PenheadCrowley Political Report has joined Columbia Journalism Review in its effort to monitor media coverage during the 2012 campaign.

Today, CPR wrote about the media's reporting on Republican presidential candidate Herman Cain's visit to Florida.

Was it fair? Did the coverage say something about the media?

We look at Cain being questioned about the "wet foot, dry foot" immigration policy toward Cubans, his question about speaking "Cuban,"  and how the media reacted.

An excerpt:

Eleven seconds. That’s how long the exchange lasted between Republican presidential candidate Herman Cain and Miami Herald political reporter Marc Caputo during a campaign swing through South Florida last week.

During a multi-city visit that took Cain to a senior center in Sweetwater, Miami’s Little Havana, Coral Springs, West Palm Beach and Palm Beach, the most newsworthy moment, judging by the resulting press coverage, occurred in those 11 seconds.

While in Sweetwater walking toward the senior center, Caputo, his video camera aimed at Cain, said to the candidate, “I want to ask you about, do you mind, about Cuba, about your Cuba policy, what you think about the wet-foot, dry-foot policy?”

Cain, looking and sounding puzzled, answered, “The wet-foot, dry-foot policy?”

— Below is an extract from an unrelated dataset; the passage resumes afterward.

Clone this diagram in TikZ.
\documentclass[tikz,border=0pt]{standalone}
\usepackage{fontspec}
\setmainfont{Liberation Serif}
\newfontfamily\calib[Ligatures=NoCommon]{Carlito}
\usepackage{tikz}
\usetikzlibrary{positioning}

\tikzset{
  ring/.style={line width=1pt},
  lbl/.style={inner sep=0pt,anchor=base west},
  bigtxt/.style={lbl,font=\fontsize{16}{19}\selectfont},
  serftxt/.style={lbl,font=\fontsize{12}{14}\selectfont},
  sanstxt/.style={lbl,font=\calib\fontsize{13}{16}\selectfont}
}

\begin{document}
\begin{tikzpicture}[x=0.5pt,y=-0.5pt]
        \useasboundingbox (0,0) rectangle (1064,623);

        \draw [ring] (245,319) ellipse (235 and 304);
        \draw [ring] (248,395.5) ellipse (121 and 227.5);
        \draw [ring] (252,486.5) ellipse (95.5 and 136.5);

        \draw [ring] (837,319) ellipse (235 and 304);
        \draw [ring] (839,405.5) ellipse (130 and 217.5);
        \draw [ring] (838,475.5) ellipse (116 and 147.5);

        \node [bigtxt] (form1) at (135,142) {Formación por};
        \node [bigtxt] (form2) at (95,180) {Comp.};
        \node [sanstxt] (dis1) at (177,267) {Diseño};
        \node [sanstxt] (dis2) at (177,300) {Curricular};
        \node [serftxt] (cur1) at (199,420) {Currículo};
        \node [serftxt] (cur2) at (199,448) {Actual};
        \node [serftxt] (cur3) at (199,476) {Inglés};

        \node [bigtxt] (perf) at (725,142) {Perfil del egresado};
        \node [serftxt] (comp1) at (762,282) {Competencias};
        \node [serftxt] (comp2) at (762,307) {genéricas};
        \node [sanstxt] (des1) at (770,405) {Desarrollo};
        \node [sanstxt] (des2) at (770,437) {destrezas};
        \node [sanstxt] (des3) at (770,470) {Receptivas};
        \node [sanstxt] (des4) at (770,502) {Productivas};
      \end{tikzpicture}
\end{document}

...while the Florida media did a good job of  capturing the entirety of Cain’s Florida trip, media outside the state often took the easy way out: grabbing the tidbit about speaking “Cuban” and/or the “wet-foot, dry-foot” exchanges, both of which served to confirm the (again, not unfounded) media narrative that Candidate Cain does not have a good grasp of things foreign policy. That became the story —We’ve confirmed our hunch, again! Our work here is done. The episode may have revealed something about Cain, but the way it was covered revealed as much about the media.

Please read the complete Columbia Journalism Report here.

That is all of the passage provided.